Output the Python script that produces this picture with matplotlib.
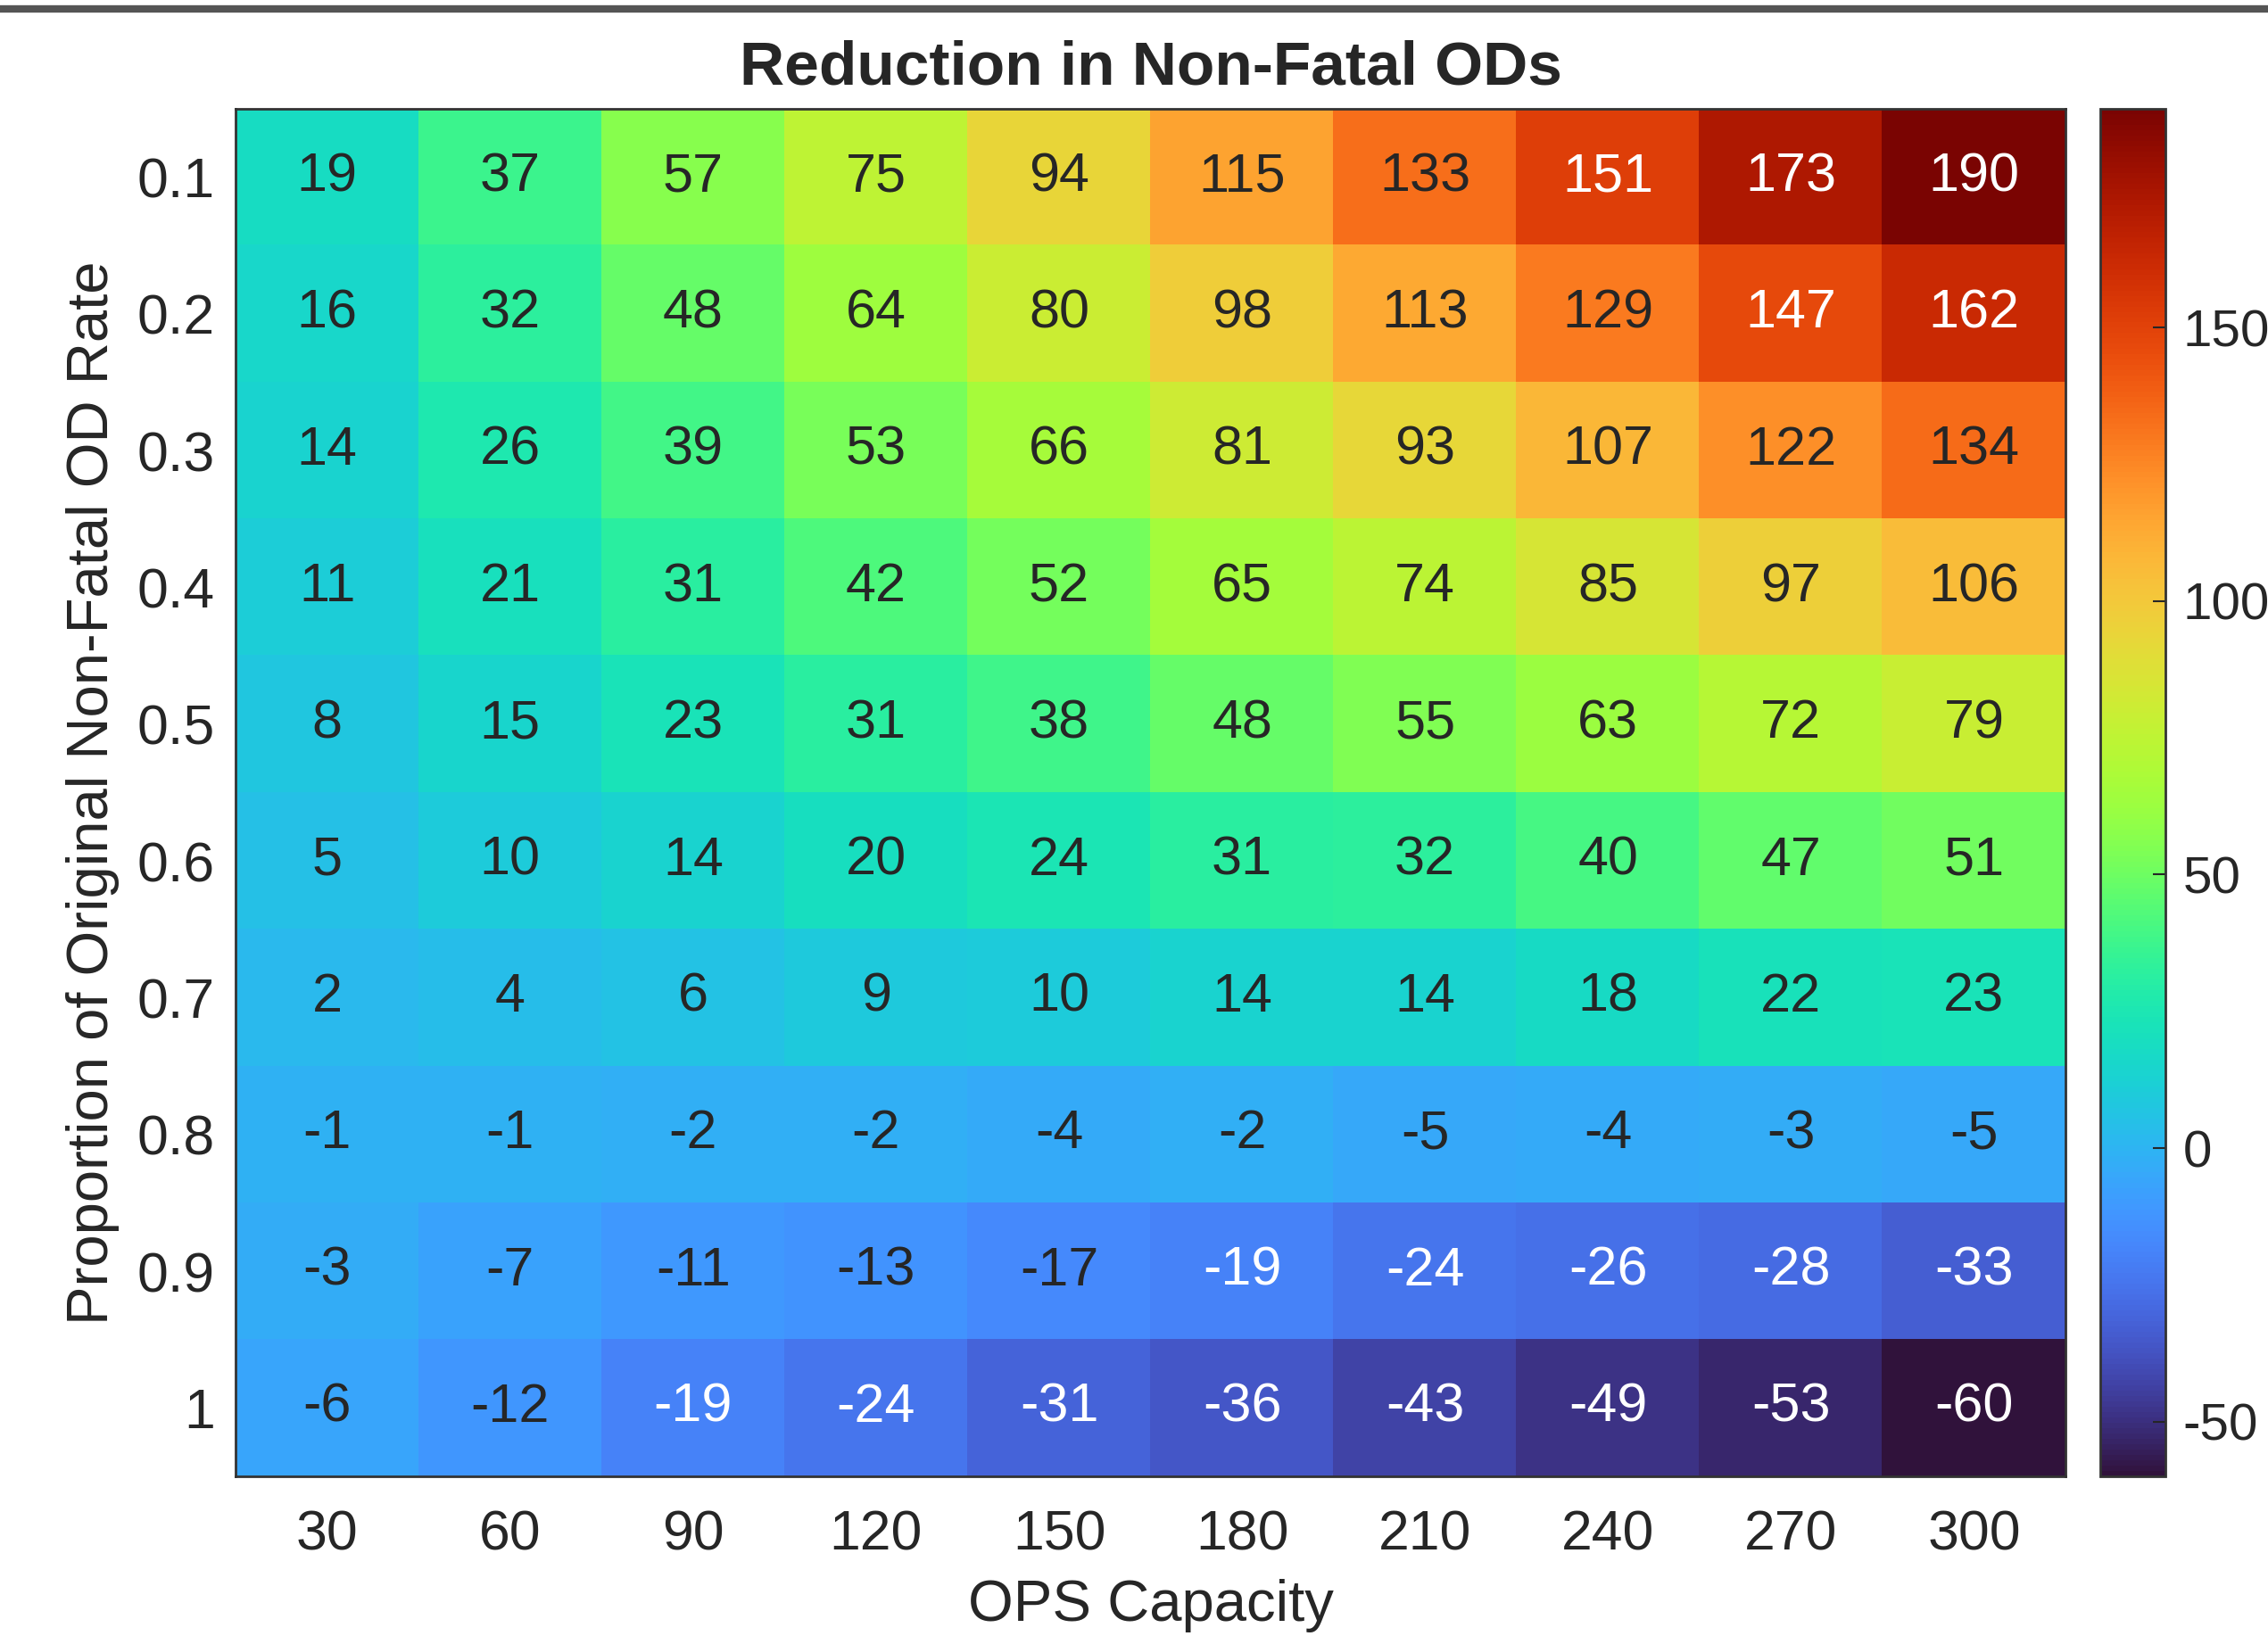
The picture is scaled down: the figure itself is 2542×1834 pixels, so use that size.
import numpy as np
import matplotlib
matplotlib.use("Agg")
import matplotlib.pyplot as plt
from matplotlib.lines import Line2D

plt.rcParams['font.family'] = ['Liberation Sans', 'DejaVu Sans']

ops_capacity = ["30", "60", "90", "120", "150", "180", "210", "240", "270", "300"]
od_rate = ["0.1", "0.2", "0.3", "0.4", "0.5", "0.6", "0.7", "0.8", "0.9", "1"]

row_01 = [19, 37, 57, 75, 94, 115, 133, 151, 173, 190]
row_02 = [16, 32, 48, 64, 80, 98, 113, 129, 147, 162]
row_03 = [14, 26, 39, 53, 66, 81, 93, 107, 122, 134]
row_04 = [11, 21, 31, 42, 52, 65, 74, 85, 97, 106]
row_05 = [8, 15, 23, 31, 38, 48, 55, 63, 72, 79]
row_06 = [5, 10, 14, 20, 24, 31, 32, 40, 47, 51]
row_07 = [2, 4, 6, 9, 10, 14, 14, 18, 22, 23]
row_08 = [-1, -1, -2, -2, -4, -2, -5, -4, -3, -5]
row_09 = [-3, -7, -11, -13, -17, -19, -24, -26, -28, -33]
row_10 = [-6, -12, -19, -24, -31, -36, -43, -49, -53, -60]

data = np.array([row_01, row_02, row_03, row_04, row_05,
                 row_06, row_07, row_08, row_09, row_10])

vmin, vmax = -60, 190
cmap = plt.get_cmap('turbo')
txt_col = '#262626'


def luminance(v):
    r, g, b, _ = cmap((v - vmin) / (vmax - vmin))
    return 0.299 * r + 0.587 * g + 0.114 * b


# matlab switches to white labels somewhere between -17 and -19
lum_cut = luminance(-18)

fig = plt.figure(figsize=(25.42, 18.34), dpi=100)
ax = fig.add_axes([0.1039, 0.0976, 0.8068, 0.8359])
im = ax.imshow(data, cmap=cmap, vmin=vmin, vmax=vmax, aspect='auto',
               interpolation='nearest')

for i in range(data.shape[0]):
    for j in range(data.shape[1]):
        c = 'white' if luminance(data[i, j]) < lum_cut else txt_col
        ax.text(j, i, str(data[i, j]), ha='center', va='center',
                fontsize=44, color=c)

ax.set_xticks(range(len(ops_capacity)))
ax.set_xticklabels(ops_capacity)
ax.set_yticks(range(len(od_rate)))
ax.set_yticklabels(od_rate)
ax.tick_params(length=0, labelsize=45, colors=txt_col)
ax.tick_params(axis='x', pad=26)
ax.tick_params(axis='y', pad=17)
ax.set_xlabel("OPS Capacity", fontsize=47, color=txt_col, labelpad=14)
ax.set_ylabel("Proportion of Original Non-Fatal OD Rate", fontsize=47,
              color=txt_col, labelpad=14)
ax.set_title("Reduction in Non-Fatal ODs", fontsize=50, fontweight='bold',
             color='#262626', pad=20)
for s in ax.spines.values():
    s.set_color('#333333')
    s.set_linewidth(2)

cax = fig.add_axes([0.926, 0.0976, 0.0287, 0.8359])
cb = fig.colorbar(im, cax=cax, ticks=[-50, 0, 50, 100, 150])
cb.ax.set_yticklabels(["-50", "0", "50", "100", "150"])
cb.ax.tick_params(direction='in', length=10, width=1.5, labelsize=42,
                  colors=txt_col, pad=14)
cb.outline.set_edgecolor('#333333')
cb.outline.set_linewidth(2)

# grey rule along the top of the page
fig.add_artist(Line2D([0, 1], [0.9945, 0.9945], transform=fig.transFigure,
                      color='#555555', linewidth=6))

fig.savefig("out.png", dpi=100, facecolor='white')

|---|

● Aim of the exercise: Please restate the material above line by line, exactly, beginning at its first line and ending with the line that contains "-49, -53, -60]", without any pictures.

● Answer to this exercise:
Output the Python script that produces this picture with matplotlib.
The picture is scaled down: the figure itself is 2542×1834 pixels, so use that size.
import numpy as np
import matplotlib
matplotlib.use("Agg")
import matplotlib.pyplot as plt
from matplotlib.lines import Line2D

plt.rcParams['font.family'] = ['Liberation Sans', 'DejaVu Sans']

ops_capacity = ["30", "60", "90", "120", "150", "180", "210", "240", "270", "300"]
od_rate = ["0.1", "0.2", "0.3", "0.4", "0.5", "0.6", "0.7", "0.8", "0.9", "1"]

row_01 = [19, 37, 57, 75, 94, 115, 133, 151, 173, 190]
row_02 = [16, 32, 48, 64, 80, 98, 113, 129, 147, 162]
row_03 = [14, 26, 39, 53, 66, 81, 93, 107, 122, 134]
row_04 = [11, 21, 31, 42, 52, 65, 74, 85, 97, 106]
row_05 = [8, 15, 23, 31, 38, 48, 55, 63, 72, 79]
row_06 = [5, 10, 14, 20, 24, 31, 32, 40, 47, 51]
row_07 = [2, 4, 6, 9, 10, 14, 14, 18, 22, 23]
row_08 = [-1, -1, -2, -2, -4, -2, -5, -4, -3, -5]
row_09 = [-3, -7, -11, -13, -17, -19, -24, -26, -28, -33]
row_10 = [-6, -12, -19, -24, -31, -36, -43, -49, -53, -60]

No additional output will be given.